4) An animal trial will be used to verify predictions from the in vitro work. To minimise feed requirements small/miniature sheep will be used comparing intake, nitrogen partitioning and methane production when fed ryegrass grown under current or future scenario.
We will deliver markers for breeders to optimise forage for future climate conditions.

Ruminants provide high quality protein from land that can grow grass but cannot grow grain. Farmed grasslands in the UK represent >40 % of all land-area and provide a cost-effective platform to supply protein feed for ruminants. Maintaining productivity as the climate changes is vital to ensuring food supply and choice. Core to this is understanding the causes of inefficiency of ruminant conversion of plant into animal protein and mitigation of consequent environment damage. Improvements in rumen efficiency require improvements in the forage grasses they are fed on. We will deliver information needed to develop the next generation of grasses to optimise ruminant performance for the future climate conditions.

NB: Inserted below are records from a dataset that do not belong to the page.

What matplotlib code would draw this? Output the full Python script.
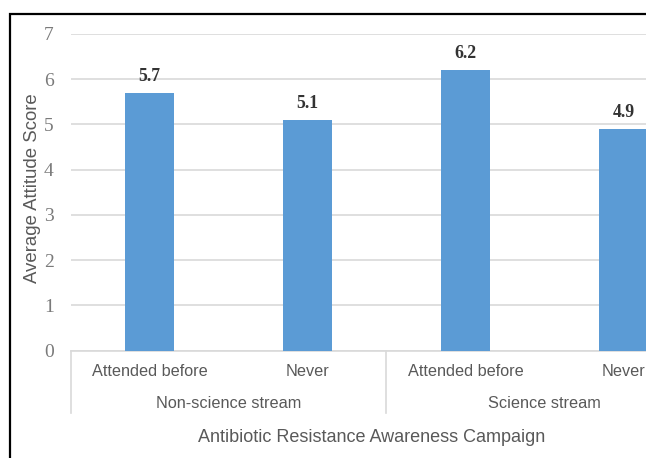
import matplotlib.pyplot as plt
from matplotlib.patches import Rectangle

# mean attitude scores per stream / campaign attendance
groups = ['Non-science stream', 'Science stream']
attendance = ['Attended before', 'Never', 'Attended before', 'Never']
scores = [5.7, 5.1, 6.2, 4.9]

bar_color = '#5B9BD5'
txt = '#595959'
grid_c = '#d9d9d9'

W, H = 646, 458
fig = plt.figure(figsize=(W / 100, H / 100), dpi=100)

# plot area in pixels (runs past the right edge of the figure)
x0, x1 = 70.5, 702.5
y_top, y_bot = 34.0, 350.7
ax = fig.add_axes([x0 / W, 1 - y_bot / H, (x1 - x0) / W, (y_bot - y_top) / H])

x = list(range(len(scores)))
ax.bar(x, scores, width=0.31, color=bar_color, zorder=3)
for xi, s in zip(x, scores):
    ax.annotate(f'{s:.1f}', (xi, s), xytext=(0, 12), textcoords='offset points',
                ha='center', va='center', fontsize=12.8, fontweight='bold',
                family='Liberation Serif', color='#333333')

ax.set_xlim(-0.5, 3.5)
ax.set_ylim(0, 7)
ax.set_yticks(range(8))
ax.yaxis.grid(True, color=grid_c, lw=1.2, zorder=0)
ax.tick_params(axis='y', length=0, pad=12, labelsize=14, labelcolor='#7a7a7a')
for lab in ax.get_yticklabels():
    lab.set_family('Liberation Serif')
ax.set_xticks([])
for side in ['top', 'right', 'left']:
    ax.spines[side].set_visible(False)
ax.spines['bottom'].set_color(grid_c)
ax.spines['bottom'].set_linewidth(1.2)

# two-level category axis
tr = ax.get_xaxis_transform()
ph = y_bot - y_top
for xi, lab in zip(x, attendance):
    ax.text(xi, -(371 - y_bot) / ph, lab, transform=tr, ha='center', va='center',
            fontsize=11.7, color=txt, family='Liberation Sans')
for gi, g in enumerate(groups):
    ax.text(2 * gi + 0.5, -(403 - y_bot) / ph, g, transform=tr, ha='center',
            va='center', fontsize=11.7, color=txt, family='Liberation Sans')
for sx in [-0.5, 1.5, 3.5]:
    ax.plot([sx, sx], [0, -(413 - y_bot) / ph], transform=tr, color=grid_c,
            lw=1.2, clip_on=False)

ax.set_ylabel('Average Attitude Score', fontsize=13.4, color=txt,
              family='Liberation Sans')
ax.yaxis.set_label_coords((41 - x0) / (x1 - x0), (y_bot - 188) / ph)

fig.text(372 / W, 1 - 437 / H, 'Antibiotic Resistance Awareness Campaign',
         ha='center', va='center', fontsize=13, color=txt, family='Liberation Sans')

# black outer frame
fig.patches.append(Rectangle((10 / W, -0.2), 1.2, 1.2 - 13.5 / H, transform=fig.transFigure,
                             fill=False, ec='black', lw=1.6))

fig.savefig('out.png', dpi=100)
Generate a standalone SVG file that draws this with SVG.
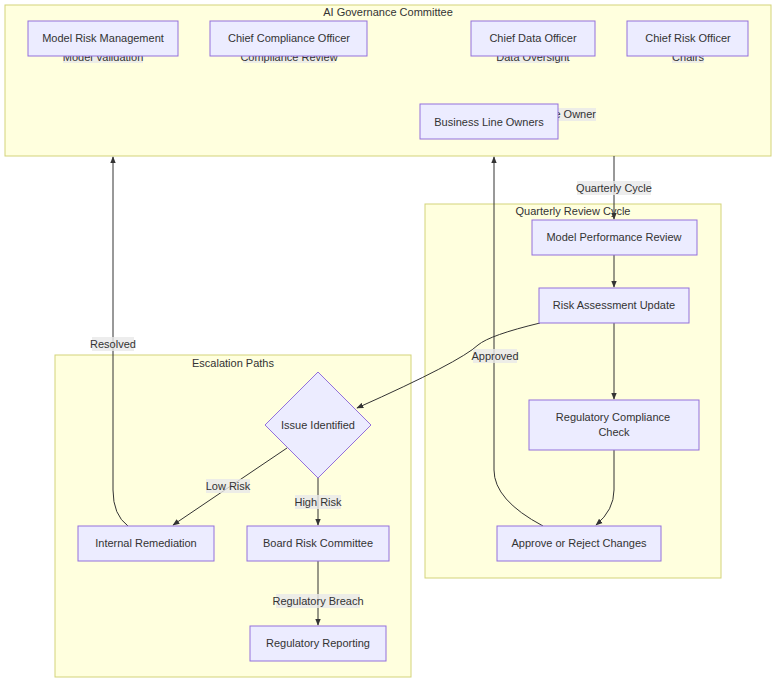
<svg xmlns="http://www.w3.org/2000/svg" width="784" height="690" viewBox="0 0 784 690">
<style>
text{font-family:"Liberation Sans",Arial,sans-serif;font-size:11px;fill:#333;text-anchor:middle;dominant-baseline:central}
.cl{fill:#ffffde;stroke:#d3d37a;stroke-width:1}
.n rect,.n polygon{fill:#ececff;stroke:#9370db;stroke-width:1}
.e{fill:none;stroke:#333;stroke-width:1}
.lb{fill:#e8e8e8;opacity:0.8}
</style>
<defs><marker id="a" viewBox="0 0 10 10" refX="9" refY="5" markerWidth="7" markerHeight="7" orient="auto"><path d="M0,1L10,5L0,9z" fill="#333"/></marker></defs>
<g id="clusters">
<rect class="cl" x="5" y="5" width="766" height="151"/><text x="388" y="12">AI Governance Committee</text>
<rect class="cl" x="425" y="204" width="296" height="374"/><text x="573" y="211">Quarterly Review Cycle</text>
<rect class="cl" x="55" y="355" width="356" height="322"/><text x="233" y="363">Escalation Paths</text>
</g>
<g id="hidden-labels">
<rect class="lb" x="63" y="51" width="80" height="12"/><text x="103" y="57">Model Validation</text>
<rect class="lb" x="243" y="51" width="92" height="12"/><text x="289" y="57">Compliance Review</text>
<rect class="lb" x="497" y="51" width="72" height="12"/><text x="533" y="57">Data Oversight</text>
<rect class="lb" x="672" y="51" width="32" height="12"/><text x="688" y="57">Chairs</text>
<rect class="lb" x="540" y="108" width="56" height="13"/><text x="596" y="114" style="text-anchor:end">e Owner</text>
</g>
<g id="connectors">
<path class="e" d="M614,156V219" marker-end="url(#a)"/>
<path class="e" d="M614,255V287" marker-end="url(#a)"/>
<path class="e" d="M614,323V399" marker-end="url(#a)"/>
<path class="e" d="M614,450V490Q614,510 596,525" marker-end="url(#a)"/>
<path class="e" d="M543,526Q494,500 494,470V157" marker-end="url(#a)"/>
<path class="e" d="M540,323Q490,335 478,345Q460,362 357,408" marker-end="url(#a)"/>
<path class="e" d="M287,448L173,525" marker-end="url(#a)"/>
<path class="e" d="M318,478V525" marker-end="url(#a)"/>
<path class="e" d="M318,561V625" marker-end="url(#a)"/>
<path class="e" d="M128,526Q113,515 113,490V157" marker-end="url(#a)"/>
<rect class="lb" x="577" y="181" width="74" height="14"/><text x="614" y="188">Quarterly Cycle</text>
<rect class="lb" x="473" y="349" width="44" height="14"/><text x="495" y="356">Approved</text>
<rect class="lb" x="206" y="479" width="44" height="14"/><text x="228" y="486">Low Risk</text>
<rect class="lb" x="295" y="495" width="46" height="14"/><text x="318" y="502">High Risk</text>
<rect class="lb" x="276" y="594" width="84" height="14"/><text x="318" y="601">Regulatory Breach</text>
<rect class="lb" x="92" y="337" width="42" height="14"/><text x="113" y="344">Resolved</text>
</g>
<g id="mrm" class="n"><rect x="28" y="21" width="150" height="35"/><text x="103" y="38">Model Risk Management</text></g>
<g id="cco" class="n"><rect x="210" y="21" width="157" height="35"/><text x="289" y="38">Chief Compliance Officer</text></g>
<g id="cdo" class="n"><rect x="471" y="21" width="124" height="35"/><text x="533" y="38">Chief Data Officer</text></g>
<g id="cro" class="n"><rect x="627" y="21" width="121" height="35"/><text x="688" y="38">Chief Risk Officer</text></g>
<g id="blo" class="n"><rect x="420" y="104" width="138" height="35"/><text x="489" y="122">Business Line Owners</text></g>
<g id="mpr" class="n"><rect x="532" y="220" width="165" height="35"/><text x="614" y="237">Model Performance Review</text></g>
<g id="rau" class="n"><rect x="539" y="288" width="150" height="35"/><text x="614" y="305">Risk Assessment Update</text></g>
<g id="rcc" class="n"><rect x="529" y="400" width="170" height="50"/><text x="613" y="417">Regulatory Compliance</text><text x="614" y="432">Check</text></g>
<g id="arc" class="n"><rect x="497" y="526" width="164" height="35"/><text x="579" y="543">Approve or Reject Changes</text></g>
<g id="issue" class="n"><polygon points="318,372 371,425 318,478 265,425"/><text x="318" y="425">Issue Identified</text></g>
<g id="ir" class="n"><rect x="78" y="526" width="136" height="35"/><text x="146" y="543">Internal Remediation</text></g>
<g id="brc" class="n"><rect x="247" y="526" width="142" height="35"/><text x="318" y="543">Board Risk Committee</text></g>
<g id="rr" class="n"><rect x="250" y="626" width="136" height="35"/><text x="318" y="643">Regulatory Reporting</text></g>
</svg>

Understanding now how grasses perform as feeds in the near future (2050) is important because of the long timescale of breeding. This work will therefore directly benefit the UK livestock industry worth £6bn pa as well as researchers in plant, microbial and ruminant science.
1) Farmers will benefit from this research by having appropriate choice of climate ready crops to maximise pasture and animal performance under an altered climate and evidence on which to make decisions. This will indirectly contribute to social inclusion and leisure tourism by increasing the profitability and sustainability of pasture based rural life. We will engage with industry practitioners and representatives by attending industry-facing shows and co-operating with the efforts of the Farming Connect Knowledge Exchange Hub (KE Hub, a Welsh Government funded conduit for information from primary research to the farming community in Wales) and Grassland Development Centre (GDC, an extension service working with focus farms to demonstrate best practice), both based at IBERS.
2) This project will benefit forage plant breeders by providing them with information on the traits needed in future climate-appropriate forage varieties, which they can incorporate immediately into current breeding programmes. The molecular data on the response of forage grass incorporating stress memory in the rumen will inform long-term breeding strategies and provide information on biochemical pathways and target genes for breeders to use as markers in their longer-term high-throughput breeding programmes. We will ensure translation of research to product via our links with Germinal Holdings, an international grass seed company.
3) The scientific community will benefit from increased knowledge of the impact of climate change on non-model, perennial crops which are often poorly studied in comparison with annual species. We plan to produce 6 open access papers from this project spanning the continuum from frontier research into transcriptomics to verification in animals.
4) Policy makers on the reduction of greenhouse gas emissions will benefit from the outputs of this project through improved understanding of effects of climate change on forage digestion and hence on the knock on effects for meeting emission targets set for livestock.
5) There will be a strong training aspect in this project. The PDRAs will benefit from experience of a multifaceted project. They will be expected to present the work at conferences and contribute to writing of publications, so developing their career skills.
6) Consumers will benefit from increased sustainability of ruminant farming delivering cost-effective animal protein. The public will also gain from the environmental benefits in addressing ruminant efficiency thus reducing waste production, which contributes to greenhouse gas emissions and run off from fields. Finally, the gains made in animal productivity by correct tailoring of the forage grass varieties in 2050 will potentially reducing land dedicated to grazing that could be used for growing food crops, and hence both directly and indirectly support food security.